La menace est d’autant plus crédible que la Chine dispose désormais de systèmes résistants aux attaques. Contrairement à la Russie, qui avait subi un retour de flamme catastrophique pour Gasprom après avoir lancé la cyberattaque Petya en 2017, Pékin peut s’abriter derrière des logiciels différents, qui ne subiraient pas les mêmes attaques que ses cibles. Ainsi, Huawei, qui n’est plus autorisé à utiliser Android de Google, a développé un système d’exploitation maison, dérivé d’Android mais pas vulnérable aux mêmes failles de sécurité. De même, pour les ordinateurs personnels, la Chine a développé son propre remplaçant de Windows et de MacOS. Et côté matériel, les processeurs sont chinois, tout comme le matériel réseau…
« Les technologies se découplent progressivement, alors que le fait que l’on ait les mêmes systèmes partout constituait une forme de dissuasion qui poussait un pays agresseur à réfléchir avant de lancer une attaque », déchiffre Gérôme Billois. « Nous entrons dans un monde où il va falloir choisir ses alliés technologiques, et l’Europe ne s’étant malheureusement pas donné les moyens de sa souveraineté technologique, il faudra choisir entre les États-Unis et la Chine », analyse Gérôme Billois, de Wavestone, en estimant que « le choix est vite fait ».
Les données de 50 % des Français dans la nature ?
Dès le mois de juillet, l’agence française de cyberdéfense (Anssi) estimait dans son rapport annuel sur la cybercriminalité que les attaques importantes avaient augmenté de 40 % en cinq ans, alors que Microsoft annonçait en octobre que les cyberattaques de toute nature avaient « presque doublé » entre juin 2023 et juin 2024.
En France, de grands noms ont été piratés en 2024, parmi lesquels Free, Auchan, SFR, France Travail, Bayard, Cultura, Boulanger, les prestataires de santé Viamedis et Almerys, les ministères de l’Économie, de la Culture, de la Transition écologique, Matignon, la Direction générale de l’aviation civile (DGAC), le système de billetterie Sirius, l’Assurance retraite, ainsi que des dizaines de villes et d’hôpitaux. Ces derniers, dont les budgets sont exsangues et où l’informatique n’est jamais un investissement prioritaire, sont particulièrement vulnérables. Le Club de la sécurité de l’information français (Clusif), qui doit publier son rapport début 2025, pourrait arriver à la conclusion que la moitié des Français ont vu leurs données personnelles volées en 2024…

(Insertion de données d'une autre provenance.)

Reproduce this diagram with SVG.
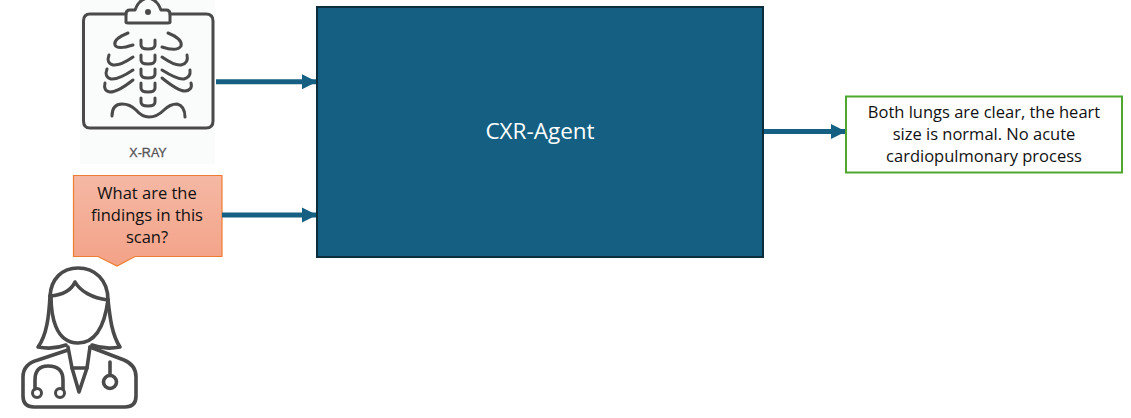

« Les cyberattaquants apprennent à utiliser l’efficacité de l’IA pour mieux cibler leurs victimes », précise Microsoft, qui a constaté que « dans le cadre des opérations d’influence, les acteurs affiliés à la Chine privilégient les images générées par l’IA, tandis que les acteurs affiliés à la Russie utilisent l’IA axée sur l’audio. »
Seule note positive sur ce tableau cyber : les arrestations se multiplient dans le monde. Plusieurs coups de filet ont eu lieu ces derniers mois, y compris en Russie avec l’arrestation de l’auteur présumé de l’attaque contre l’hôpital de Corbeil-Essonnes, mais aussi en Afrique ou aux Philippines, d’autres territoires peu habitués à agir contre la cybercriminalité.